Tuesday, December 1, 2009

Requiem For a Dream (2000)

TOP 100 FILMS: #33

Four interlinked friends/loved ones deal with the struggles of drug addiction in a variety of forms, all seeking to escape their meager existence.

Some movies you watch once and forget. Some movies you just never forget. For me, Requiem for a Dream is the latter. Dark, slow, methodical, painful, emotional, visually eye dropping, Requiem is not for your entertainment seekers. It takes its time with characters you won't much like. It forces you to see the harsh side of drug addiction, and as such no viewer every truly "enjoys" it. Instead its in Aronofsky's ability to make you not enjoy while not making you hate it that the true genius of this film lies.

All of the four leads: Ellen Burstyn, Jennifer Connolly, Jared Leto, & Marlon Wayans represent a variety of characters, each with their own underlying problems that have lead to their current state. Aronofsky takes his time with exploring these character defects, and what paths it leads them down in life, and ultimately the tragic consequences of their inability to change. Yet each dark, depressing, and soul wrenching move is a calculative effort from Aronofsky and Selby in order to deliver their message to the viewer, and they do so in full.

As some have pointed out, Requiem for a Dream is probably more of a horror than a dark drama. Though instead of a monster or a serial killer, our offender is heroin, a beast our main characters' cannot escape. Their desire to find easy ways out of their circumstances is met with harsh backlash, and a sense of pain. In order to counter such painful visuals, Aronofsky put together a director's haven of cinematography and a soundtrack to die for. These slight changes make Requiem for a Dream captivating enough to sit through, but alas never really something you'd want to pop in on a Saturday night. On some level this movie will never appeal to everyone, and will be outright hated by many, but it's importance in modern cinema, and society, in showing a realistic display of drug use, is something I cannot overlook.

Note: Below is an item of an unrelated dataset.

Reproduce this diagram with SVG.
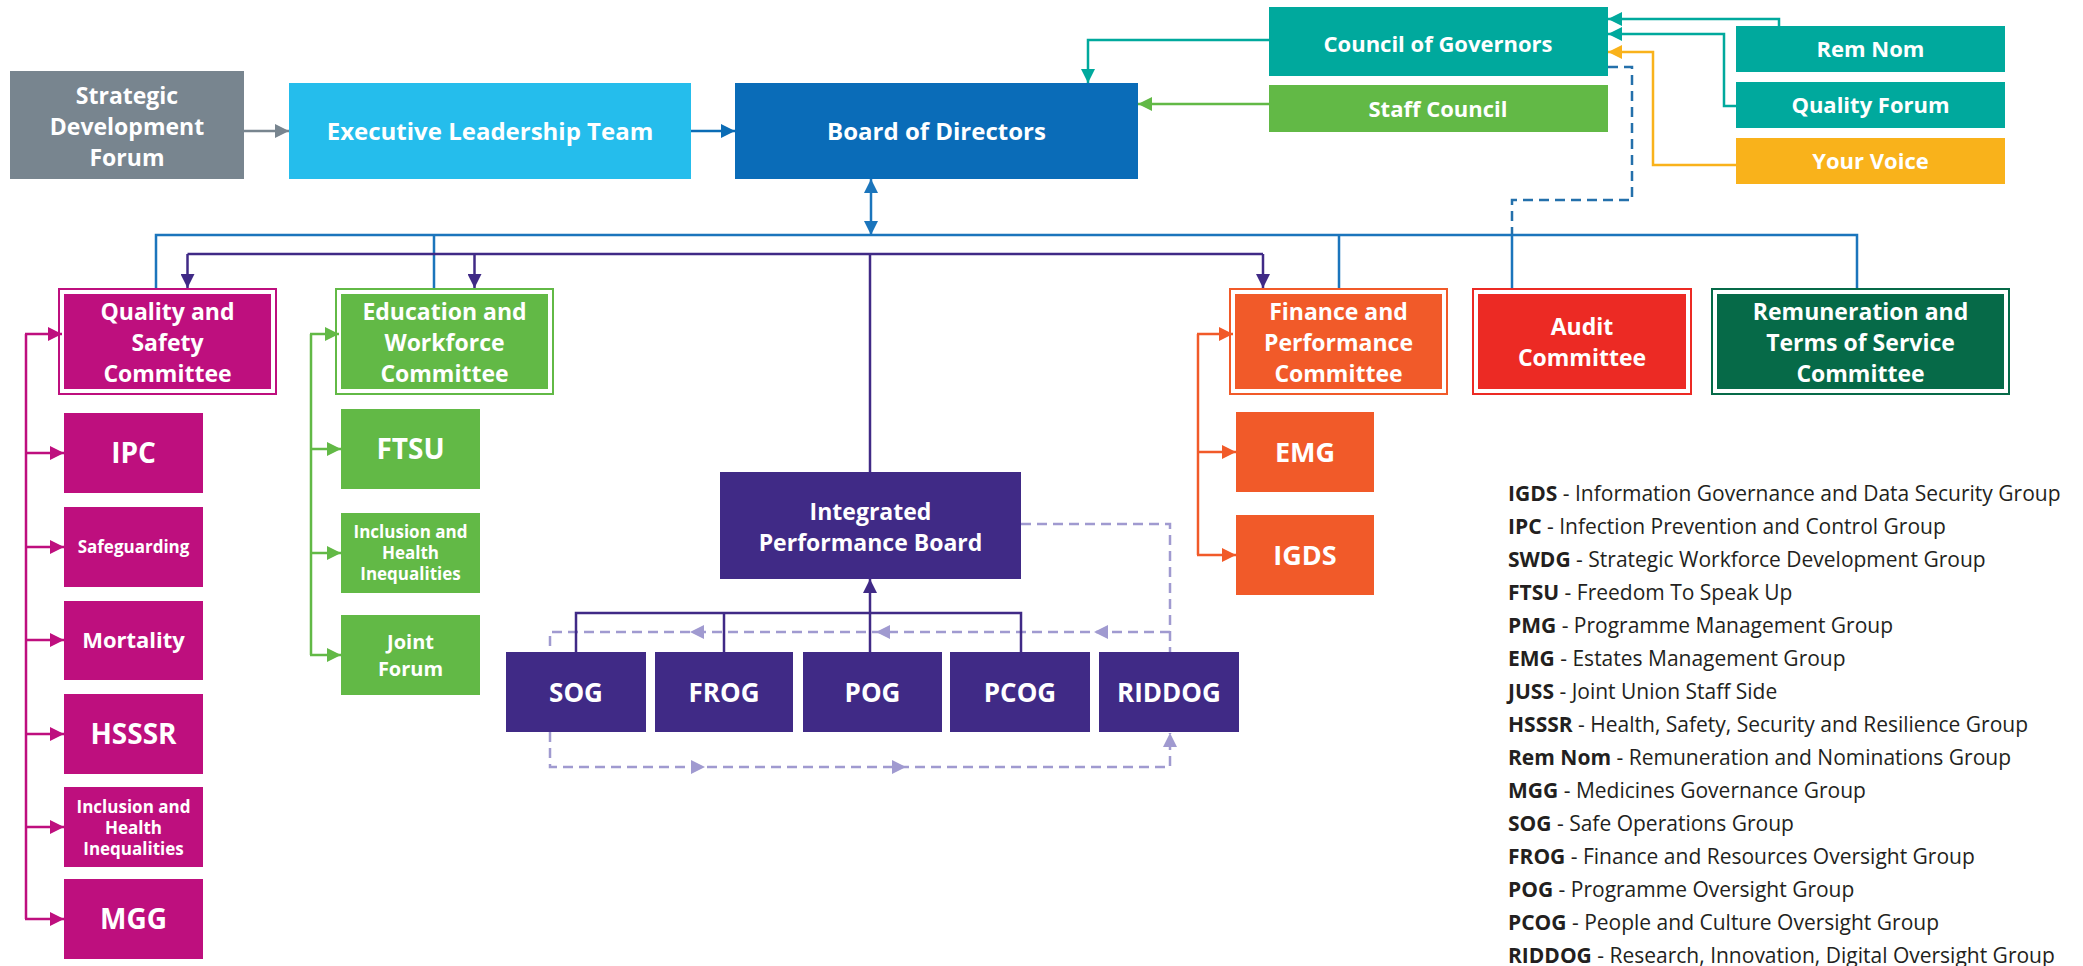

Dark, visually captivating, but hardly enjoyable, Requiem for a Dream is a masterful look at the harsh reality of various forms of drug addiction.

8 better thoughts:

The Mad Hatter said...

Nifty review. I chickened out, but feel like I shouldn't be talking this film up to people so much as I should be warning them about it...

...in a good way.

Alfindeol said...

I remember a time, after a recent move, my step father and I watched Requiem for a Dream 3 times in 48 hours because we had no cable and no other movies available. Needless to say, that was a very depressing weekend.

The movie is probably the scariest film made in the last ten years. I don't know if that's an amazing achievement for Requiem or an example of how bad modern horror is.

Danny King said...

Such a brilliant film. Easily among my favorite of the decade. How you are able to order your 100 favorite films of all-time is beyond me, but it's a great accomplishment.

blake said...

I like how you touched on the importance of the film. Concerning cultural relevance, there isn't much in the last 10 years that can compare to this film.

Fantastic review.

Univarn said...

@Mad it's ok, I understand. Like I said, some films you just never really forget.

@Alfindeol I would not be able to handle that. If I go anywhere I always have movies in supply just for such instances!

@Danny It's not that hard. Just start with the ones you're most passionate about. Then work your way through your mid-range passions until you complete the list!

@blake thanks! I agree rather wholeheartedly it's hard to find a film with as much impact in the last few years.

Ciaran O'Brien said...

I love Aronofsky and this has to be his finest to date. I actually really enjoy sitting through it and did watch it on a Friday night only 2 weeks ago. Although I'm not sure what that says about me!

Fey said...

I think that one of the things that made this film so impressinve from a production standpoint is that they were never afraid to take risks. They tried som very different things with the soundtrack, the editing, and the cinematography. It really feels fresh and I appreciate it for that.

M. Carter @ the Movies said...

This one cracked my Top 20, and yet I have a hard time saying I "love it." Is "Requiem" really the kind of movie you can love? Probably not, but I appreciate the techniques Aronofsky uses to get his point across. Burstyn and Connelly give flat-out stunning performances; in fact, I'm still a little bit too pissed (considering it's been 10 YEARS) that Julia Roberts won the Oscar over Burstyn.